Wednesday, April 11, 2012

Waters: Plucky Little Russia: Misreading the Georgian War Through the Distorting Lens of Aggression

Timothy William Waters (Indiana Univ. - Law) has posted Plucky Little Russia: Misreading the Georgian War Through the Distorting Lens of Aggression (Stanford Journal of International Law, forthcoming). Here's the abstract:

One might expect massed armor crossing an international frontier to constitute the paradigmatic example of aggression – a case perfectly fit to analyze with the rules of jus ad bellum – and in the first flush and shock of the Georgian War in 2008, this is exactly how Western leaders described Russia’s actions. Yet that August, a constellation of circumstances combined to produce an anomalous outcome: an international war without any aggressor or any wrongful violation of territorial integrity. In theory – in doctrine – this is not supposed to happen.

The key to this puzzle is the special regime created by the 1992 Sochi Agreement, which functioned as an internationalized mechanism regulating the internal conflict between Georgia and South Ossetia by creating a new territorial status within Georgia’s sovereignty. Once we view Sochi in this way, the performance of the various actors in August 2008 looks rather different: Rather than aggressors, Russian tanks are a responsive mechanism designed to stop Georgian incursions in violation of the Sochi regime – a mechanism, moreover, that actually worked as it was supposed to. Understanding the Georgian War in this way leads us to confront our present, dualistic approaches to sovereignty. Under international law, it is definitionally impossible for Georgia to aggress against itself or violate its own territorial integrity, and it is only because of the Sochi regime that we describe Georgia’s actions as wrongful.

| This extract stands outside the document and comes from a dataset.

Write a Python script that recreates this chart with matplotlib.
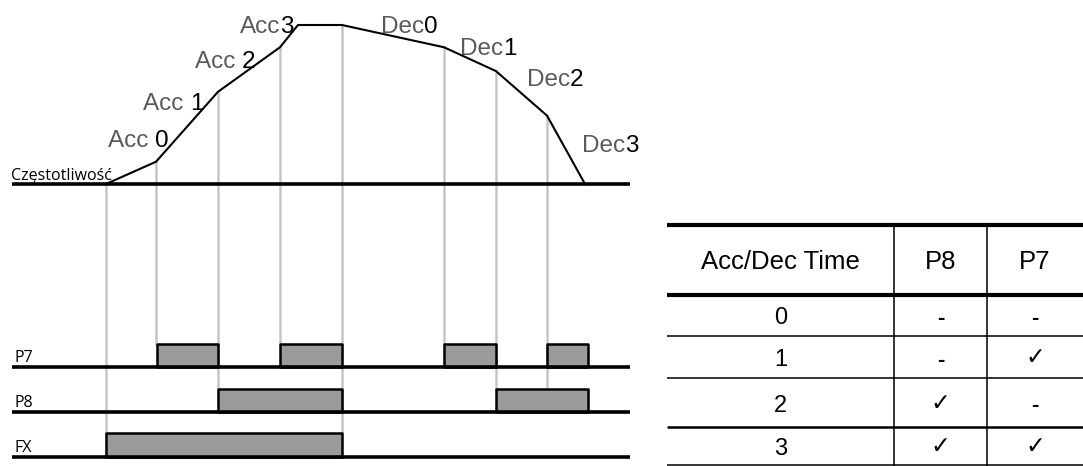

In some ways, the 2008 war looks like part of a rising phenomenon: the effort to regulate the resort to violence within states. Indeed, the Sochi regime suggests a far better mechanism, since it creates a new category of protectable territory, rather than identifying levels of harm that trigger a reaction; this may be particularly useful in self-determination disputes, in which separatists challenge the very fact of the state’s sovereignty. Still, seeing the Georgian War in this way is not necessarily a source of optimism. Sochi was the product of a specific context, and there is no reason to suppose it is generalizable. But the greatest source of pessimism concerns the rhetorical reactions to the war: Western leaders resorted to the enchanted vocabularies of the jus ad bellum in ways that distracted them from the actual operation of the very mechanism regulating the underlying conflict. It seems we remain ill-equipped to recognize the real logic of efforts to regulate internal wars.